LAGOS – Nigerian formal businesses maintained a positive outlook in June 2026, with the Central Bank of Nigeria’s Business Confidence Index reaching 7.2 points despite persistent macroeconomic hurdles.
The apex bank’s latest Business Expectations Survey revealed that corporate optimism climbs higher over longer horizons, hitting 17.6 points for next month and 30.9 points for the next six months.
However, deep regional disparities emerged. While northern regions recorded highly positive sentiments, the South-East and South-South zones fell into negative territory at -9.0 and -7.9 points, respectively.
Sectoral data showed agriculture rising to 12.2 index points. Conversely, the industry and services sectors moderated, though mining and quarrying recorded the highest individual operations confidence at 42.9 points.
Corporate operators identified multiple taxation at 73.7%, insecurity at 71.7%, and high interest rates at 67.0% as the most crushing bottlenecks limiting their operational expansion.

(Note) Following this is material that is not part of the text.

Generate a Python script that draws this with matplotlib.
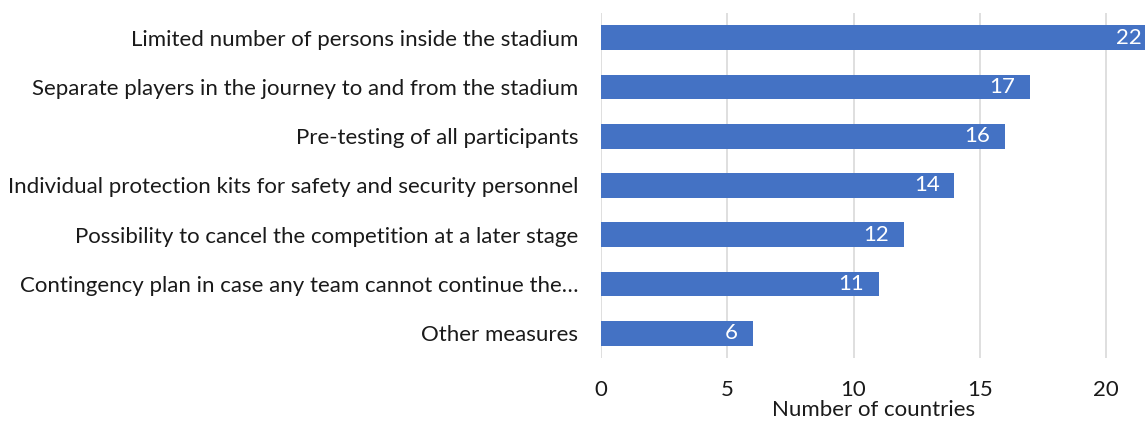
import matplotlib
matplotlib.use("Agg")
import matplotlib.pyplot as plt

measures = [
    "Limited number of persons inside the stadium",
    "Separate players in the journey to and from the stadium",
    "Pre-testing of all participants",
    "Individual protection kits for safety and security personnel",
    "Possibility to cancel the competition at a later stage",
    "Contingency plan in case any team cannot continue the\u2026",
    "Other measures",
]
countries = [22, 17, 16, 14, 12, 11, 6]
x_ticks = [0, 5, 10, 15, 20]

BAR_COLOR = "#4472C4"
GRID_COLOR = "#D9D9D9"
TEXT_COLOR = "#1a1a1a"

plt.rcParams["font.family"] = ["Lato", "DejaVu Sans"]

fig = plt.figure(figsize=(11.45, 4.21), dpi=100)
ax = fig.add_axes([0.525, 0.150, 0.475, 0.819])

ypos = list(range(len(measures)))
bars = ax.barh(ypos, countries, height=0.5, color=BAR_COLOR, zorder=2)

ax.set_xlim(0, 21.55)
ax.set_ylim(len(measures) - 0.5, -0.5)
ax.set_yticks(ypos)
ax.set_yticklabels(measures, fontsize=16, color=TEXT_COLOR)
ax.set_xticks(x_ticks)
ax.set_xticklabels([str(t) for t in x_ticks], fontsize=16, color=TEXT_COLOR)
ax.tick_params(axis="y", length=0, pad=16.5)
ax.tick_params(axis="x", length=0, pad=16)

ax.grid(axis="x", color=GRID_COLOR, linewidth=1.2, zorder=0)
for side in ["top", "right", "bottom", "left"]:
    ax.spines[side].set_visible(False)

# value labels sit just inside the end of each bar
for rect, val in zip(bars, countries):
    ax.annotate(str(val),
                xy=(rect.get_width(), rect.get_y() + rect.get_height() / 2),
                xytext=(-15, 0), textcoords="offset pixels",
                ha="right", va="center", fontsize=16, color="white",
                annotation_clip=False)

ax.set_xlabel("Number of countries", fontsize=16, color=TEXT_COLOR, labelpad=0)

fig.savefig("out.png", dpi=100)
plt.close(fig)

Economic diversification and expansionary fiscal policy drove the positive sentiments. Meanwhile, business leaders anticipated a gradual appreciation of the Naira against the US dollar over the coming months.
To counter these structural headwinds and anchor market confidence, the CBN has aggressively pursued currency stabilization by clearing a multi-billion-dollar foreign exchange backlog.
Furthermore, the Olayemi Cardoso-led team instituted rigorous bank recapitalization mandates, deployed news-based indices for policy transparency, and utilized advanced data frameworks to track systemic economic risks.